Postcomm, the independent regulator for postal services, is consulting on Royal Mail’s current compensation schemes for loss, damage and delay which many customers are finding difficult to understand and use.

Royal Mail’s currently has four compensation schemes for loss and damage. Postcomm is proposing that Royal Mail introduces a single loss and damage scheme governed by a clear and simple framework of principles.

In December 2007, Postcomm outlined proposed changes to Royal Mail’s compensation schemes to make them fairer and more suited to customer needs. The regulator has conducted a public consultation and worked closely with Royal Mail and Postwatch to address concerns about the complexity of Royal Mail’s current compensation schemes for retail customers and some inconsistency in how they are applied.

Following this review, Postcomm is proposing to remove bulk mail from a regulated compensation scheme for delay.
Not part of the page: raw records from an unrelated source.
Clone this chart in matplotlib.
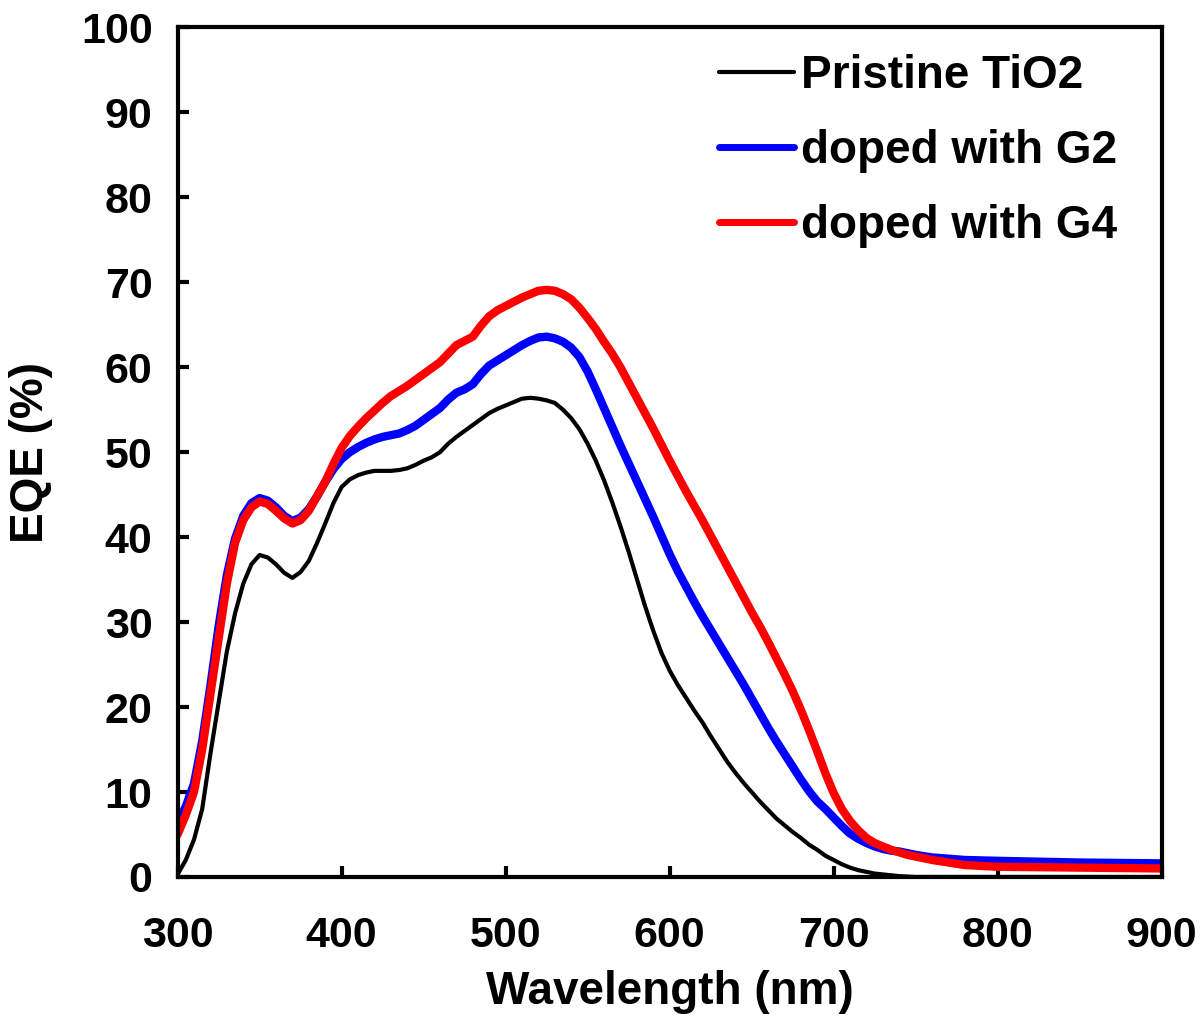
import matplotlib
matplotlib.use('Agg')
import matplotlib.pyplot as plt
from matplotlib.ticker import MultipleLocator

plt.rcParams['font.family'] = 'Liberation Sans'
plt.rcParams['font.weight'] = 'bold'

# Longitudes de onda (nm)
wl = [300, 305, 310, 315, 320, 325, 330, 335, 340, 345, 350, 355, 360, 365, 370, 375,
      380, 385, 390, 395, 400, 405, 410, 415, 420, 425, 430, 435, 440, 445, 450, 455,
      460, 465, 470, 475, 480, 485, 490, 495, 500, 505, 510, 515, 520, 525, 530, 535,
      540, 545, 550, 555, 560, 565, 570, 575, 580, 585, 590, 595, 600, 605, 610, 615,
      620, 625, 630, 635, 640, 645, 650, 655, 660, 665, 670, 675, 680, 685, 690, 695,
      700, 705, 710, 715, 720, 725, 730, 735, 740, 745, 750, 760, 780, 800, 850, 900]

# EQE (%) de cada muestra
pristine = [0.3, 2.0, 4.4, 8.0, 14.5, 20.5, 26.5, 31.0, 34.5, 36.8, 37.9, 37.6, 36.8, 35.8, 35.2, 35.9,
            37.2, 39.3, 41.6, 44.0, 45.9, 46.8, 47.3, 47.6, 47.8, 47.8, 47.8, 47.9, 48.1, 48.5, 49.0, 49.4,
            50.0, 51.0, 51.8, 52.5, 53.2, 53.9, 54.6, 55.1, 55.5, 55.9, 56.3, 56.4, 56.3, 56.1, 55.8, 55.0,
            54.0, 52.7, 51.0, 49.0, 46.7, 44.1, 41.3, 38.3, 35.1, 31.9, 29.0, 26.4, 24.3, 22.6, 21.1, 19.6,
            18.2, 16.6, 15.1, 13.6, 12.3, 11.1, 10.0, 8.9, 7.9, 6.9, 6.1, 5.3, 4.6, 3.8, 3.2, 2.5,
            2.0, 1.5, 1.1, 0.8, 0.6, 0.4, 0.3, 0.2, 0.1, 0.05, 0, 0, 0, 0, 0, 0]
g2 = [6.3, 8.3, 11.0, 16.0, 22.5, 29.5, 35.5, 39.8, 42.5, 44.0, 44.6, 44.3, 43.5, 42.5, 41.9, 42.3,
      43.3, 44.8, 46.5, 48.0, 49.2, 50.0, 50.6, 51.1, 51.5, 51.8, 52.0, 52.2, 52.6, 53.1, 53.8, 54.5,
      55.2, 56.2, 57.0, 57.4, 58.0, 59.2, 60.2, 60.8, 61.4, 62.0, 62.6, 63.1, 63.5, 63.6, 63.4, 63.0,
      62.3, 61.2, 59.5, 57.4, 55.2, 53.0, 50.8, 48.7, 46.6, 44.5, 42.4, 40.2, 38.0, 36.0, 34.2, 32.4,
      30.7, 29.1, 27.5, 25.9, 24.3, 22.7, 21.0, 19.3, 17.6, 16.0, 14.5, 13.0, 11.5, 10.1, 8.9, 8.0,
      7.0, 6.0, 5.1, 4.5, 4.0, 3.6, 3.3, 3.1, 3.0, 2.8, 2.6, 2.3, 2.0, 1.9, 1.7, 1.6]
g4 = [5.0, 7.3, 10.0, 15.0, 21.5, 28.0, 34.5, 39.3, 42.0, 43.5, 44.2, 43.9, 43.1, 42.2, 41.6, 42.0,
      43.1, 44.8, 46.5, 48.6, 50.5, 51.9, 53.0, 54.0, 54.9, 55.8, 56.6, 57.2, 57.8, 58.5, 59.2, 59.9,
      60.6, 61.6, 62.6, 63.1, 63.6, 64.9, 66.0, 66.7, 67.2, 67.7, 68.2, 68.6, 69.0, 69.1, 69.0, 68.6,
      68.0, 67.0, 65.8, 64.5, 63.0, 61.6, 60.0, 58.2, 56.4, 54.6, 52.8, 50.9, 49.0, 47.2, 45.4, 43.7,
      42.0, 40.2, 38.4, 36.6, 34.8, 33.0, 31.2, 29.5, 27.7, 25.8, 23.9, 21.9, 19.7, 17.3, 14.8, 12.2,
      9.9, 8.0, 6.6, 5.5, 4.6, 4.0, 3.6, 3.2, 2.9, 2.6, 2.4, 2.0, 1.4, 1.2, 1.1, 1.0]

fig = plt.figure(figsize=(12, 10.15), dpi=100)
ax = fig.add_axes([0.148, 0.136, 0.820, 0.837])

ax.plot(wl, pristine, color='black', linewidth=3, label='Pristine TiO2',
        solid_joinstyle='round', solid_capstyle='round')
ax.plot(wl, g2, color='#0000ff', linewidth=6, label='doped with G2',
        solid_joinstyle='round', solid_capstyle='round')
ax.plot(wl, g4, color='#ff0000', linewidth=6, label='doped with G4',
        solid_joinstyle='round', solid_capstyle='round')

ax.set_xlim(300, 900)
ax.set_ylim(0, 100)
ax.xaxis.set_major_locator(MultipleLocator(100))
ax.yaxis.set_major_locator(MultipleLocator(10))

for s in ax.spines.values():
    s.set_linewidth(3)
ax.tick_params(direction='in', length=8, width=3, labelsize=31)
ax.tick_params(axis='x', pad=28)
ax.tick_params(axis='y', pad=18)

ax.set_xlabel('Wavelength (nm)', fontsize=33, fontweight='bold', labelpad=10)
ax.set_ylabel('EQE (%)', fontsize=33, fontweight='bold', labelpad=20)

leg = ax.legend(loc='upper right', bbox_to_anchor=(0.997, 1.017), frameon=False, fontsize=33,
                handlelength=1.65, handletextpad=0.15, labelspacing=0.67)
for line in leg.get_lines():
    line.set_linewidth(5 if line.get_color() != 'black' else 3)
    line.set_solid_capstyle('round')

plt.savefig('out.png', dpi=100)
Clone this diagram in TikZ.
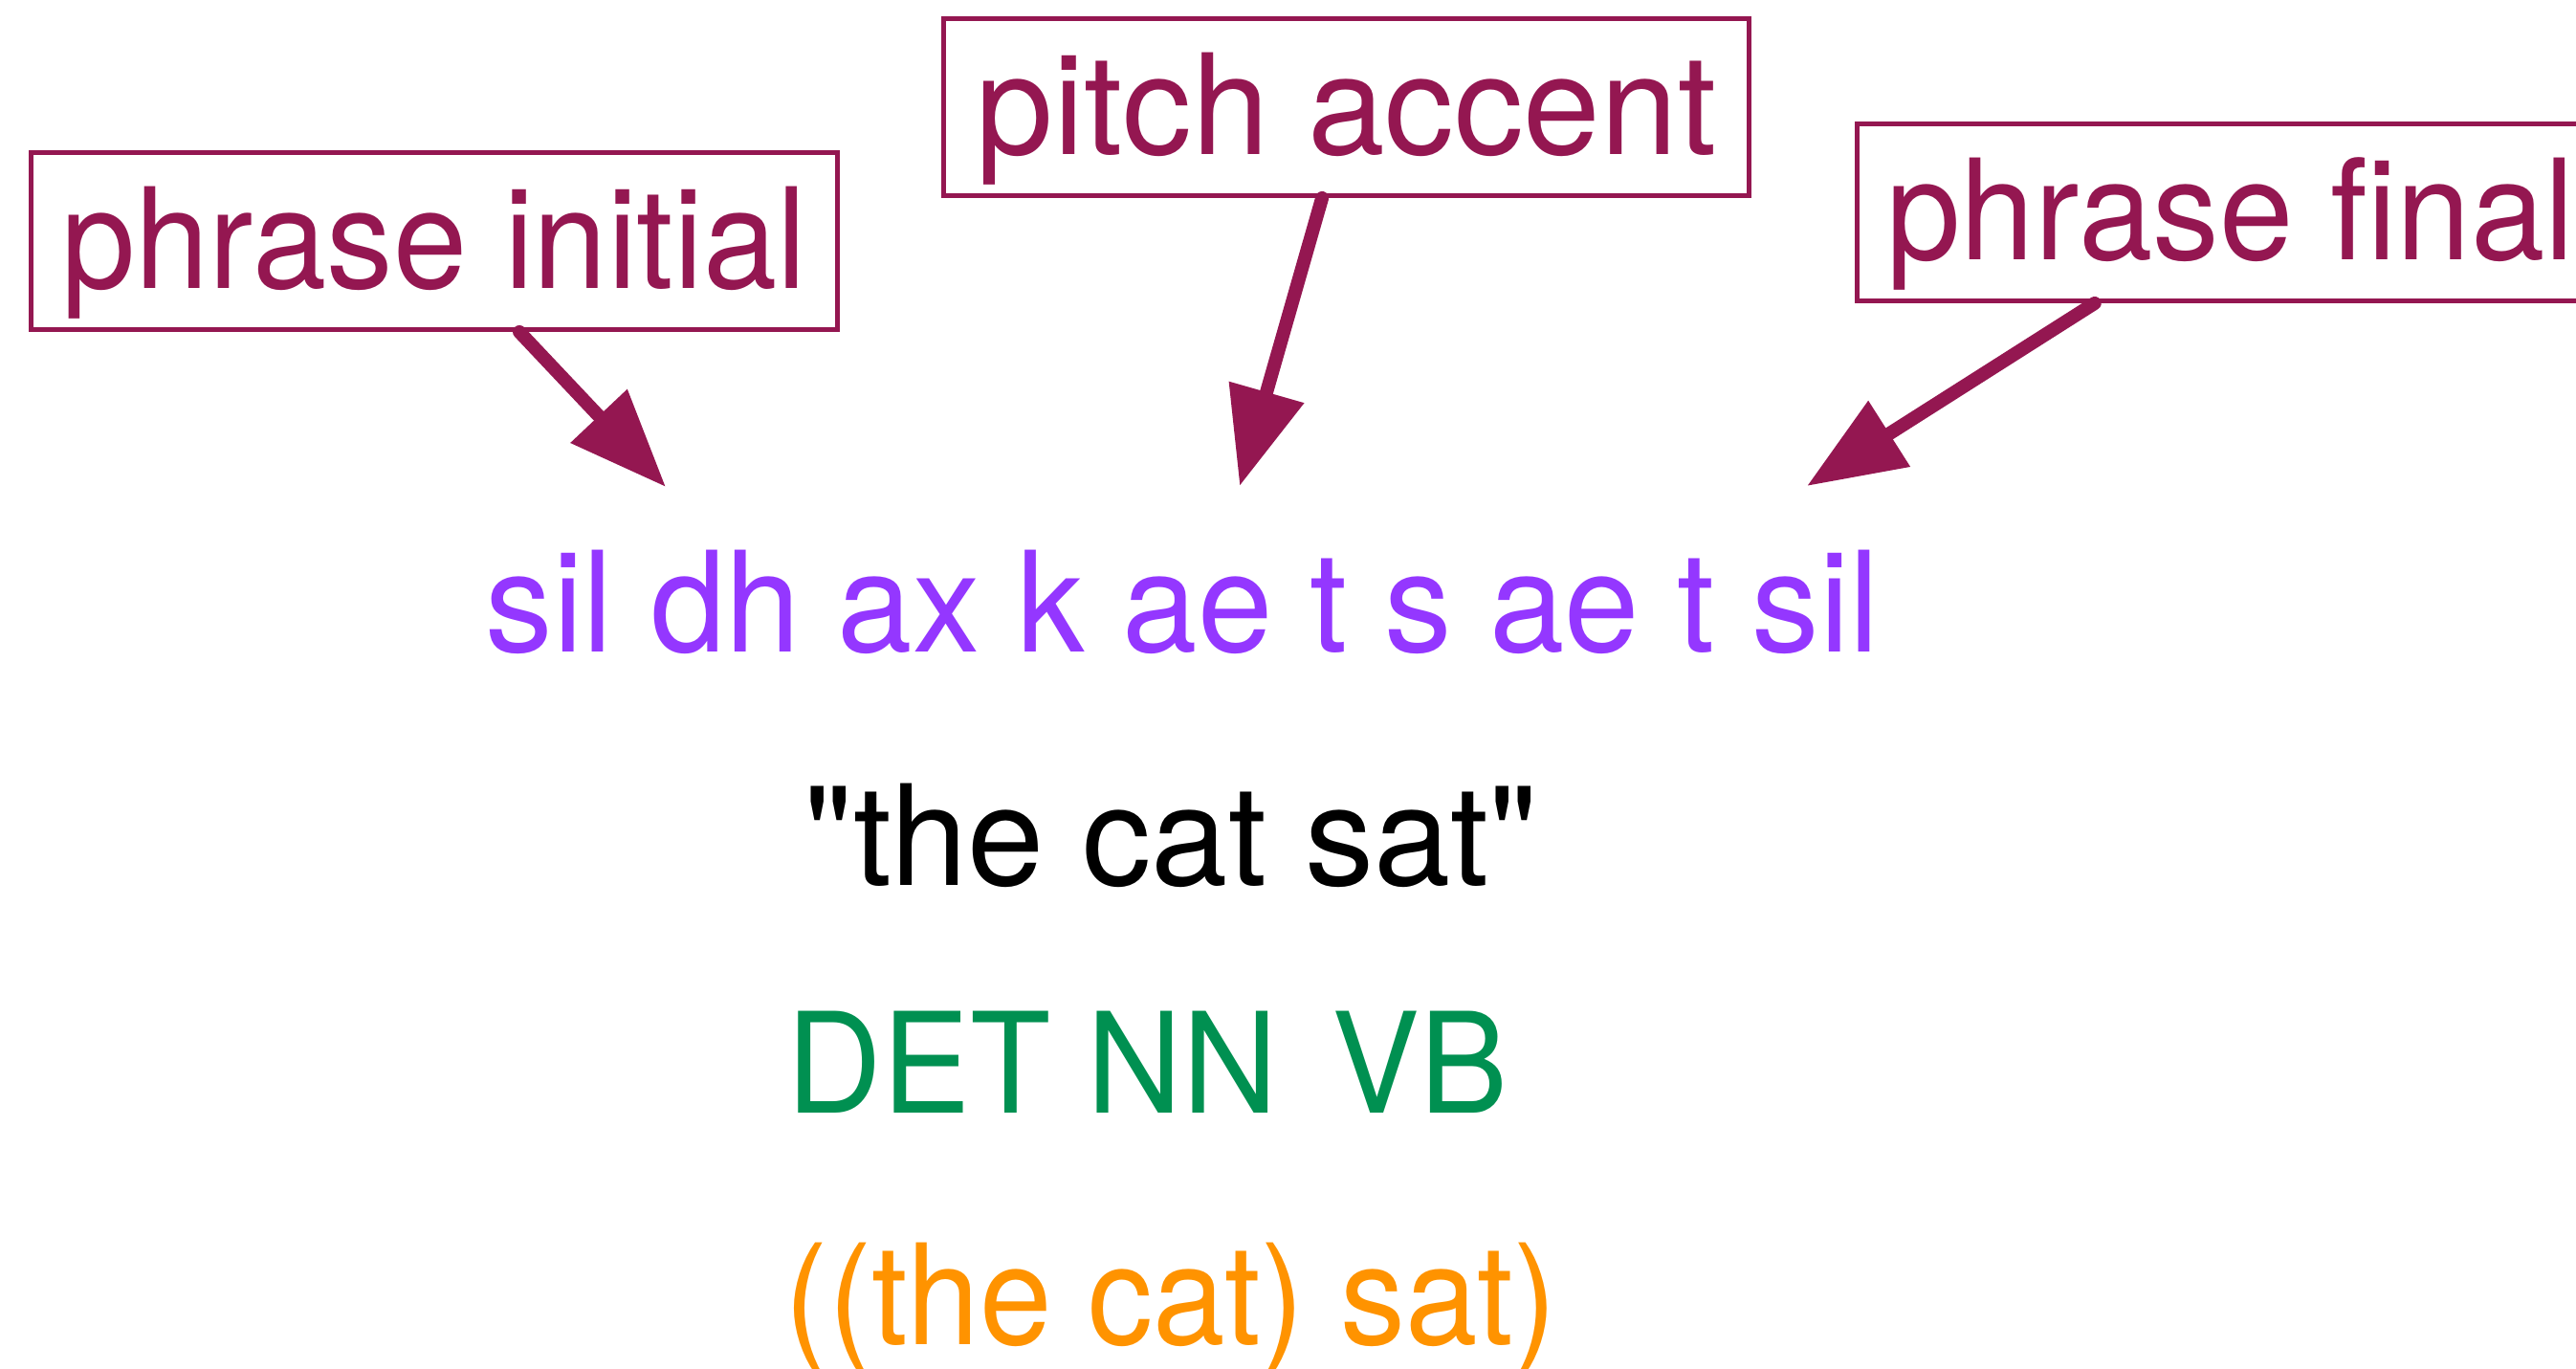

Competition for bulk mail customers has developed to a point where the regulator is proposing that it is more appropriate to move towards a market driven option allowing the growth of schemes which reflect the differing needs of large mailers.

Royal Mail’s retail customers should face less difficulty in pursuing their claims because, for retail mail that has been lost, damaged or delayed, the proposals aim to simplify and align the processes for making a claim, the evidence required to support a claim, and the compensation payments themselves.